2017-01-28 11:09:00

Vatikan: Gesellschaft am Umgang mit Flüchtlingen messen


Es kommt nicht oft vor, dass sich ein Papst ein bestimmtes Thema persönlich vorbehält, statt eine Vatikaninstitution damit zu beauftragen. Beim Thema Flüchtlinge ist das so: Es gehört in den Bereich „Nachhaltige Entwicklung des Menschen“, zu dem Papst Franziskus in diesem Jahr erst eine neue Institution gegründet hat.
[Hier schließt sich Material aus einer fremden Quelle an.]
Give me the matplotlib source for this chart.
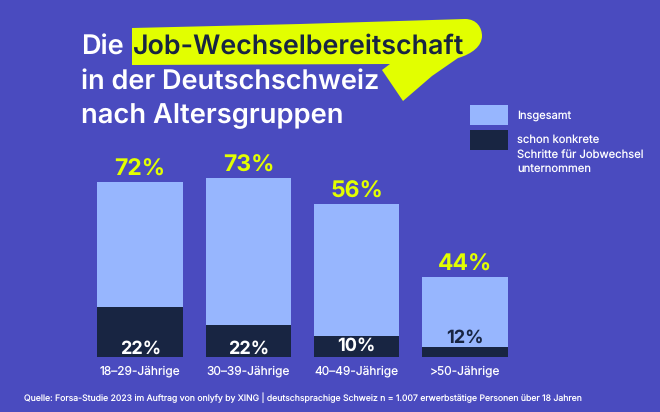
import matplotlib
matplotlib.use("Agg")
import matplotlib.pyplot as plt
from matplotlib.path import Path
from matplotlib.patches import PathPatch, Rectangle

# Data (bar heights as drawn; the drawn heights differ from the printed labels)
categories = ["18–29-Jährige", "30–39-Jährige", "40–49-Jährige", ">50-Jährige"]
total_heights = [71.6, 73.0, 62.4, 32.7]
concrete_heights = [20.6, 13.1, 8.6, 4.1]
total_labels = ["72%", "73%", "56%", "44%"]
concrete_labels = ["22%", "22%", "10%", "12%"]

BG = "#4A4BBF"
LIGHT = "#97B6FE"
DARK = "#182542"
YELLOW = "#E2FF00"
WHITE = "#FFFFFF"
FONT = ["Inter", "DejaVu Sans"]
plt.rcParams["font.family"] = FONT
plt.rcParams["text.hinting"] = "no_hinting"
plt.rcParams["text.hinting_factor"] = 1

W, H = 660, 412
fig = plt.figure(figsize=(W / 100, H / 100), dpi=100, facecolor=BG)

# overlay in pixel coordinates for title, highlight, legend, notes
ov = fig.add_axes([0, 0, 1, 1], zorder=1)
ov.set_xlim(0, W)
ov.set_ylim(H, 0)
ov.axis("off")

# bar axes
px_per_unit = 2.45
left, right = 86, 519
bottom, top = 357, 100
ax = fig.add_axes([left / W, 1 - bottom / H, (right - left) / W, (bottom - top) / H], zorder=2)
ax.patch.set_alpha(0)
ax.set_xlim(-0.5, 3.5)
ax.set_ylim(0, (bottom - top) / px_per_unit)
xs = list(range(len(categories)))
bw = 0.79
ax.bar(xs, total_heights, width=bw, color=LIGHT)
ax.bar(xs, concrete_heights, width=bw, color=DARK)
for s in ax.spines.values():
    s.set_visible(False)
ax.set_yticks([])
ax.set_xticks(xs)
ax.set_xticklabels(categories, fontsize=8.6, color=WHITE)
ax.tick_params(axis="x", length=0, pad=6)

for i, (t, tl) in enumerate(zip(total_heights, total_labels)):
    ax.annotate(tl, (i, t), xytext=(0, 1), textcoords="offset points", ha="center", va="bottom",
                fontsize=16.5, fontweight="bold", color=YELLOW)
offsets = [0, 0, 1.5, 7.5]
for i, (c, cl) in enumerate(zip(concrete_heights, concrete_labels)):
    col = DARK if i == 3 else WHITE
    ax.annotate(cl, (i, 0), xytext=(0, offsets[i]),
                textcoords="offset points", ha="center", va="bottom",
                fontsize=13, fontweight="bold", color=col)

# highlight shape
verts = [(132, 28), (300, 24), (465, 19), (477, 19), (482, 28), (482, 36),
         (482, 46), (472, 54), (458, 58), (432, 76), (403, 101),
         (382, 70), (390, 64), (132, 65), (132, 28)]
codes = [Path.MOVETO, Path.LINETO, Path.LINETO, Path.CURVE4, Path.CURVE4, Path.CURVE4,
         Path.CURVE4, Path.CURVE4, Path.CURVE4, Path.LINETO, Path.LINETO,
         Path.LINETO, Path.LINETO, Path.LINETO, Path.CLOSEPOLY]
ov.add_patch(PathPatch(Path(verts, codes), facecolor=YELLOW, edgecolor="none"))

# title
ts = 19.5
ov.text(81, 47, "Die", fontsize=ts, color=WHITE, va="center", fontweight="semibold")
ov.text(133, 47, "Job-Wechselbereitschaft", fontsize=19.3, color=DARK, va="center", fontweight="semibold")
ov.text(81, 82, "in der Deutschschweiz", fontsize=ts, color=WHITE, va="center", fontweight="semibold")
ov.text(81, 116, "nach Altersgruppen", fontsize=19.7, color=WHITE, va="center", fontweight="semibold")

# legend
ov.add_patch(Rectangle((470, 105), 38, 20, facecolor=LIGHT, edgecolor="none"))
ov.add_patch(Rectangle((470, 130), 38, 20, facecolor=DARK, edgecolor="none"))
ov.text(517, 116, "Insgesamt", fontsize=8, color=WHITE, va="center")
for y, line in zip([140, 155, 170], ["schon konkrete", "Schritte für Jobwechsel", "unternommen"]):
    ov.text(517, y, line, fontsize=8.1, color=WHITE, va="center")

# source
ov.text(24, 398, "Quelle: Forsa-Studie 2023 im Auftrag von onlyfy by XING | deutschsprachige Schweiz n = 1.007 "
        "erwerbstätige Personen über 18 Jahren", fontsize=6.25, color=WHITE, va="center")

fig.savefig("out.png", dpi=100, facecolor=BG)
Verantwortlich ist aber nicht deren Leiter Kardinal Peter Turkson, sondern die Mitarbeiter erstatten dem Papst direkt Bericht zu allem, was Migranten und Flüchtlinge betrifft.

Einer dieser Mitarbeiter ist der Untersekretär der Vatikaninstitution, Jesuitenpater Michael Czerny. Gegenüber Radio Vatikan spricht er über die Leidenschaft des Papstes für das Thema und darüber, was genau die Arbeit der neu eingerichteten Sektion sein wird.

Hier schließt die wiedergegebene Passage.